Nous travaillons sur la supply chain existante, c’est-à-dire la Chine, puisque 90% du raffinage se fait là-bas. Au-delà de cette réalité, l’objectif à terme est de se fournir en Europe. Aujourd’hui, les tensions à venir sur la supply chain, au vu du nombre de projets de gigafactories en Europe, sont prévisibles. Dans les faits, il va y avoir une dichotomie très claire entre les acteurs ayant des clients et les autres, pour qui exister durablement sera très compliqué.
Dans les années qui viennent, les fournisseurs de cellules qui vont pouvoir travailler en Europe, sont selon toute vraisemblance : les gros fournisseurs asiatiques déjà connus, et les trois gros fournisseurs européens qui ont déjà des clients : NorthVolt, ACC et Verkor.
Quelles sont les perspectives possibles en termes d’approvisionnement en matériaux pour les fournisseurs de batteries européens ?
La demande concernant ces matériaux augmentant considérablement, de nouvelles sources de lithium, de nickel ou de manganèse sont aujourd’hui en développement, que ce soit au niveau de l’extraction, du raffinage ou de la synthèse. Aussi, une partie non négligeable de ces projets vont voir le jour en Europe, au vu du mix énergétique en grande partie décarboné disponible, et de la demande croissante sur ces matériaux. La relocalisation de ces activités sur le vieux continent est un énorme enjeu pour les années à venir.
Le recyclage des batteries et des matériaux qui les constituent est-il un enjeu de compétitivité immédiat ou de moyen voire long terme ?
Selon moi, le recyclage des batteries est un atout immédiat. Quand on regarde l’industrie du recyclage, on observe qu’une grande quantité de véhicules électriques vont être en fin de vie dans 5 à 10 ans. Ainsi, une grande quantité de batteries vont devoir être recyclées à partir de 2035. Il y a deux façons d’appréhender cette réalité : soit on peut se dire que cela nous laisse du temps, soit on peut se dire qu’il faut s’y préparer dès aujourd’hui.
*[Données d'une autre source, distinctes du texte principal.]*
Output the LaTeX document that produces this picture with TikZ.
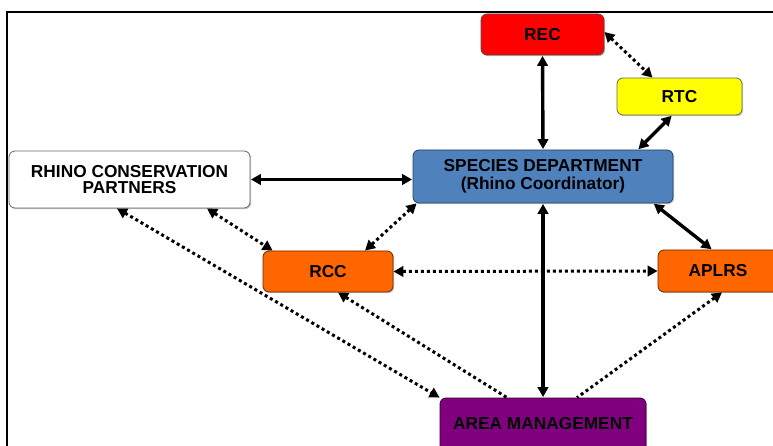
\documentclass[tikz,border=0pt]{standalone}
\usepackage{fontspec}
\setmainfont{Liberation Sans}
\usetikzlibrary{arrows.meta,shadows}
\definecolor{recred}{HTML}{FF0000}
\definecolor{rtcyellow}{HTML}{FFFF00}
\definecolor{specblue}{HTML}{4F81BD}
\definecolor{rccorange}{HTML}{FF6600}
\definecolor{areapurple}{HTML}{800080}
\newcommand{\boxfont}{\bfseries\fontsize{17.3}{19}\selectfont}
\tikzset{
  box/.style={rectangle, rounded corners=6pt, draw=#1, line width=0.8pt,
    font=\boxfont, text=black, align=center,
    inner sep=0pt, drop shadow={shadow xshift=1.2pt, shadow yshift=-1.2pt, opacity=0.45}},
  solidlink/.style={line width=3.4pt, {Triangle[length=10pt,width=10.5pt]}-{Triangle[length=10pt,width=10.5pt]}, shorten <=0.5pt, shorten >=0.5pt},
  dotlink/.style={line width=3pt, dash pattern=on 3pt off 3pt, {Triangle[length=10pt,width=10.5pt]}-{Triangle[length=10pt,width=10.5pt]}},
  dotlinkone/.style={line width=3pt, dash pattern=on 3pt off 3pt, {Triangle[length=10pt,width=10.5pt]}-},
}
\begin{document}
\begin{tikzpicture}[x=1pt,y=-1pt]
\useasboundingbox (0,0) rectangle (773,446);
\clip (0,0) rectangle (773,446);
\draw[line width=1.8pt] (7,460) -- (7,12) -- (790,12);

\node[box=black!70, fill=recred, minimum width=123pt, minimum height=41pt] (rec) at (542.5,34.5) {REC};
\node[box=black!60, fill=rtcyellow, minimum width=125pt, minimum height=37pt] (rtc) at (679.5,96.5) {RTC};
\node[box=specblue!50!black, fill=specblue, minimum width=260pt, minimum height=53pt] (spec) at (543,176.5) {SPECIES DEPARTMENT\\[-1.5pt](Rhino Coordinator)};
\node[box=black!60, fill=white, minimum width=241pt, minimum height=57pt] (rcp) at (129.5,179.5) {RHINO CONSERVATION\\[-2.5pt]PARTNERS};
\node[box=rccorange!40!black, fill=rccorange, minimum width=130pt, minimum height=41pt] (rcc) at (328,271.5) {RCC};
\node[box=rccorange!40!black, fill=rccorange, minimum width=122pt, minimum height=42pt] (aplrs) at (719,271) {\hspace*{-2pt}APLRS};
\node[box=areapurple!40!black, fill=areapurple, minimum width=206pt, minimum height=54pt] (area) at (543,425) {};
\node[font=\boxfont, inner sep=0pt] (arealabel) at (543,424) {AREA MANAGEMENT};

% solid connectors
\draw[solidlink] (rec.south) -- (spec.north);
\draw[solidlink] ([xshift=-7.5pt]rtc.south) -- ([xshift=95pt]spec.north);
\draw[solidlink] ([yshift=-3pt]spec.west) -- (rcp.east);
\draw[solidlink] ([xshift=-20pt]spec.south east) -- ([xshift=-7pt]aplrs.north);
\draw[solidlink] (spec.south) -- (area.north);

% dotted connectors
\draw[dotlink] ([yshift=2.5pt]rec.east) -- ([xshift=-27pt]rtc.north);
\draw[dotlink] ([xshift=4pt]spec.south west) -- ([xshift=37pt]rcc.north);
\draw[dotlink] (rcc.east) -- (aplrs.west);
\draw[dotlink] ([xshift=77.5pt]rcp.south) -- ([xshift=10pt]rcc.north west);
\draw[dotlink] ([xshift=-12.5pt]rcp.south) -- (area.north west);
\draw[dotlinkone] ([xshift=10pt]rcc.south) -- ([xshift=-36pt]area.north);
\draw[dotlinkone] ([xshift=3pt]aplrs.south) -- ([xshift=34pt]area.north);
\end{tikzpicture}
\end{document}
S’y préparer dès aujourd’hui est la solution que nous privilégions, notamment grâce aux déchets de production directement issus des gigafactories. Ces derniers constituent une source de matériaux plus facilement recyclables que ceux issus des batteries usagées.
Concrètement, une gigafactory consomme environ 60 000 tonnes de matériaux par an. Même en étant très performant, il est impossible d’éviter une perte de matériaux lors de l’usinage, qu’on va estimer aux alentours de 10%. Ce qui fait 6 000 tonnes de matériaux non usinés à retraiter.
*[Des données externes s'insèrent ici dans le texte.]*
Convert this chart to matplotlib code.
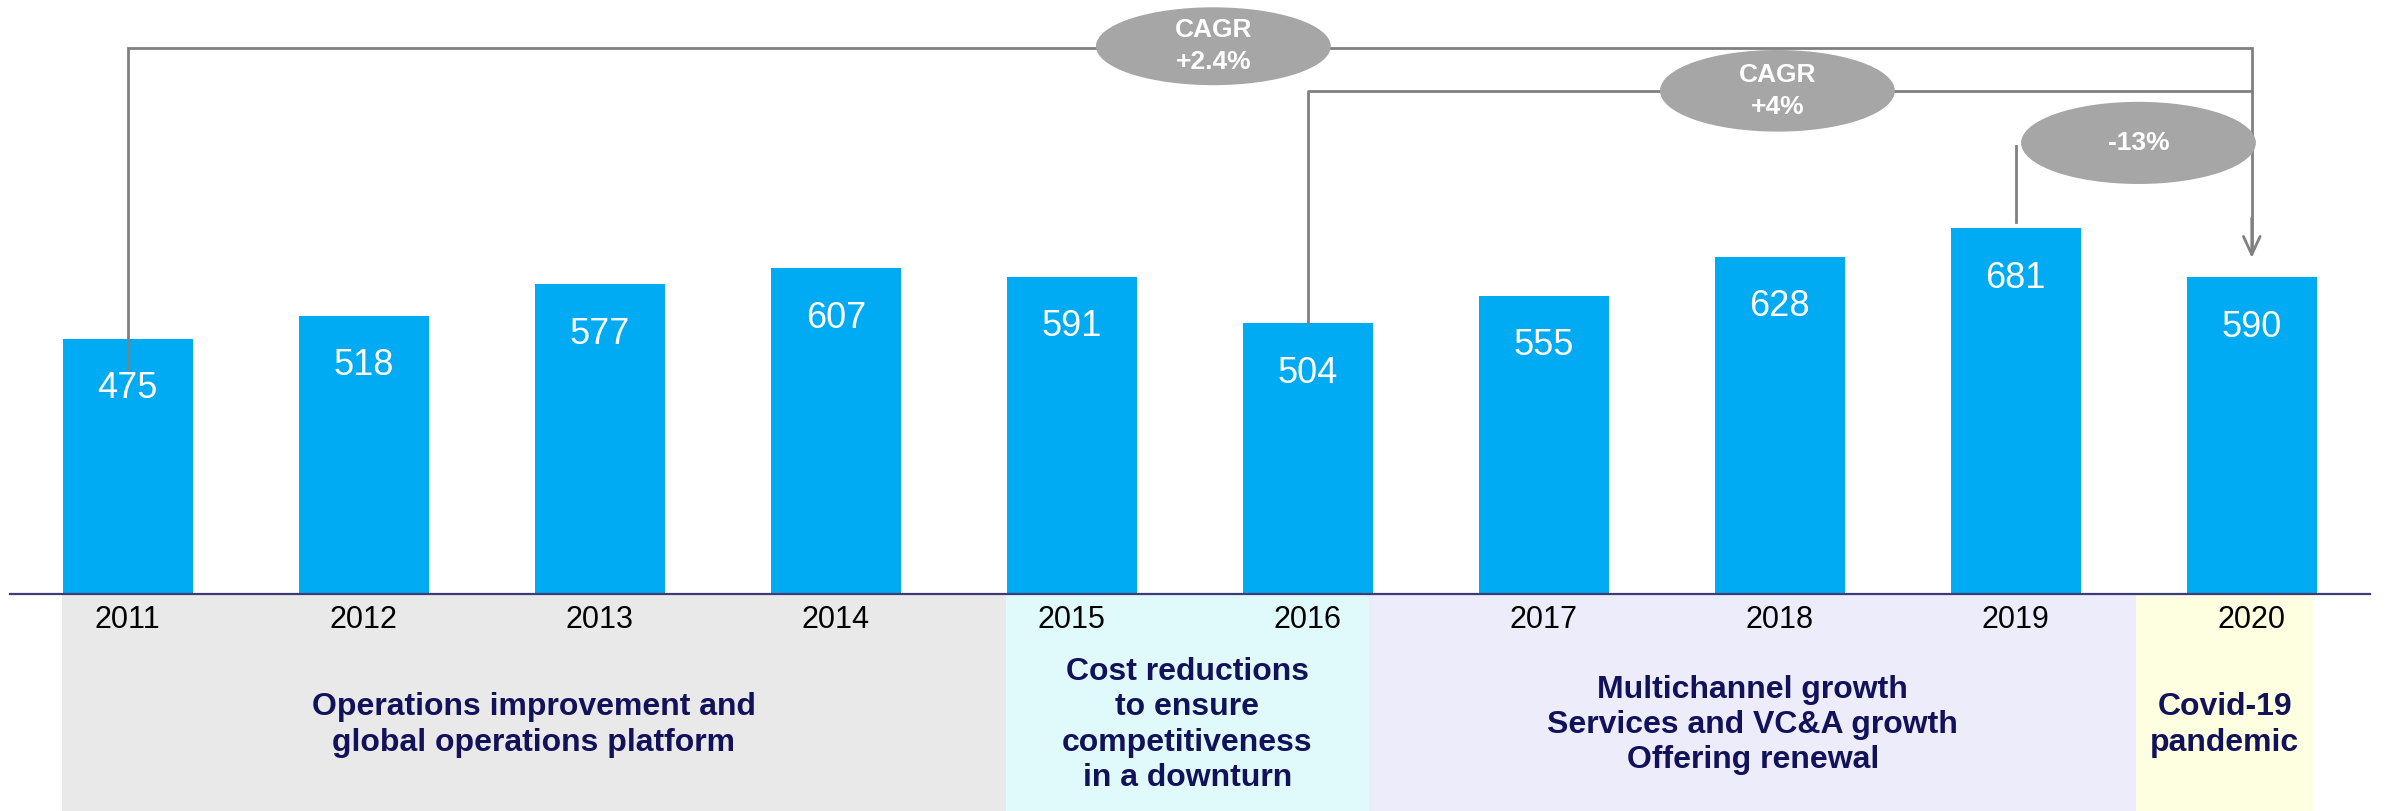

Aujourd’hui, la capacité française de recyclage de batteries plafonne à 3 000 tonnes par an. Ainsi, rien qu’en considérant l’activité de notre Gigafactory, il est évident que nous allons nous retrouver très rapidement face à un goulet d’étranglement si rien n’est fait. Il s’agit d’un enjeu immédiat, si on veut éviter de voir nos déchets de production partir en Asie pour être recyclés. Il est donc fondamental, selon moi, qu’il y ait une montée en compétence rapide, au niveau français et européen, sur le recyclage des déchets de production.
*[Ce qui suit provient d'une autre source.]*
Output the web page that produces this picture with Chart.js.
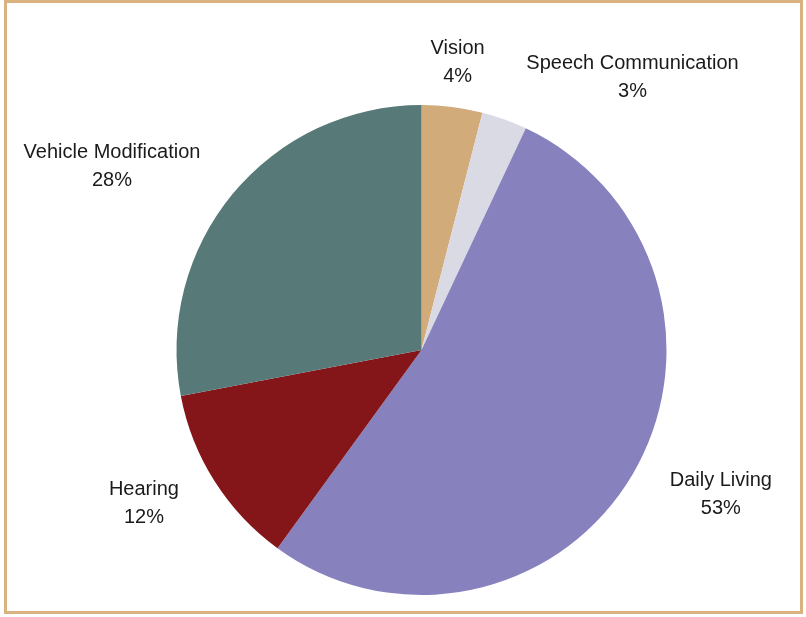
<!DOCTYPE html>
<html>
<head>
<meta charset="utf-8">
<script src="https://cdn.jsdelivr.net/npm/chart.js@4/dist/chart.umd.min.js"></script>
<style>
  html, body { margin: 0; padding: 0; background: #ffffff; }
  #wrap { position: relative; width: 806px; height: 617px; }
  #frame { position: absolute; left: 4px; top: 0; width: 799px; height: 614px;
           border: 3px solid #D8B27F; box-sizing: border-box; pointer-events: none; }
  canvas { position: absolute; left: 0; top: 0; }
</style>
</head>
<body>
<div id="wrap">
  <canvas id="c" width="806" height="617"></canvas>
  <div id="frame"></div>
</div>
<script>
const categories = ['Vision', 'Speech Communication', 'Daily Living', 'Hearing', 'Vehicle Modification'];
const shares = [4, 3, 53, 12, 28];
const sliceColors = ['#D2AB7A', '#DADAE5', '#8782BE', '#84161A', '#577977'];
// per-label nudges (px) applied after the default outside placement
const labelNudgeX = [-3, 78.5, 10, -7.4, -21.8];
const labelNudgeY = [23, 21.5, -14.4, -14.7, 16];

const FONT = '20px "Liberation Sans", Arial, sans-serif';
const LINE_H = 28;

const outsideLabels = {
  id: 'outsideLabels',
  afterDatasetsDraw(chart) {
    const ctx = chart.ctx;
    const meta = chart.getDatasetMeta(0);
    const total = shares.reduce((a, b) => a + b, 0);
    ctx.save();
    ctx.font = FONT;
    ctx.fillStyle = '#1a1a1a';
    ctx.textAlign = 'center';
    ctx.textBaseline = 'middle';
    meta.data.forEach((arc, i) => {
      const p = arc.getProps(['x', 'y', 'startAngle', 'endAngle', 'outerRadius'], true);
      const mid = (p.startAngle + p.endAngle) / 2;
      const cs = Math.cos(mid), sn = Math.sin(mid);
      const l1 = categories[i];
      const l2 = Math.round(shares[i] / total * 100) + '%';
      const w = Math.max(ctx.measureText(l1).width, ctx.measureText(l2).width);
      const h = LINE_H * 2;
      const d = p.outerRadius + 40;
      const ax = p.x + d * cs;
      const ay = p.y + d * sn;
      const bx = ax + cs * w / 2 + labelNudgeX[i];
      const by = ay + sn * h / 2 + labelNudgeY[i];
      ctx.fillText(l1, bx, by - LINE_H / 2);
      ctx.fillText(l2, bx, by + LINE_H / 2);
    });
    ctx.restore();
  }
};

new Chart(document.getElementById('c'), {
  type: 'pie',
  data: {
    labels: categories,
    datasets: [{
      data: shares,
      backgroundColor: sliceColors,
      borderWidth: 0
    }]
  },
  options: {
    responsive: false,
    devicePixelRatio: 1,
    animation: false,
    layout: { padding: { left: 176.5, right: 139.5, top: 105, bottom: 22 } },
    plugins: {
      legend: { display: false },
      tooltip: { enabled: false }
    }
  },
  plugins: [outsideLabels]
});
</script>
</body>
</html>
Cette montée en compétence facilitera par la suite le développement des compétences sur le recyclage des batteries usagées. Pour résumer, il est important de prendre en marche le train du recyclage des batteries le plus rapidement possible.
Parlez-nous de la réglementation européenne établie en fin d’année dernière concernant la production de batteries sur le sol européen.
La réglementation européenne va obliger d’ici à 2030 les fournisseurs au recyclage des batteries en fin de vie, à l’incorporation de matériaux recyclés dans les batteries, à la traçabilité des matériaux et limiter l’impact carbone de la production. Il s’agit d’une réglementation extrêmement volontariste, puisqu’en 2030 les fournisseurs de batteries ne rentrant pas dans les clous de cette réglementation ne pourront pas vendre en Europe. Le recyclage ne sera alors plus un facteur différenciant entre les acteurs, mais une condition obligatoire pour pouvoir vendre en Europe. De notre côté, nous avons inscrit ces obligations dès le départ dans l’ADN de Verkor, ce qui explique en partie notre position plutôt avantageuse à l’heure actuelle.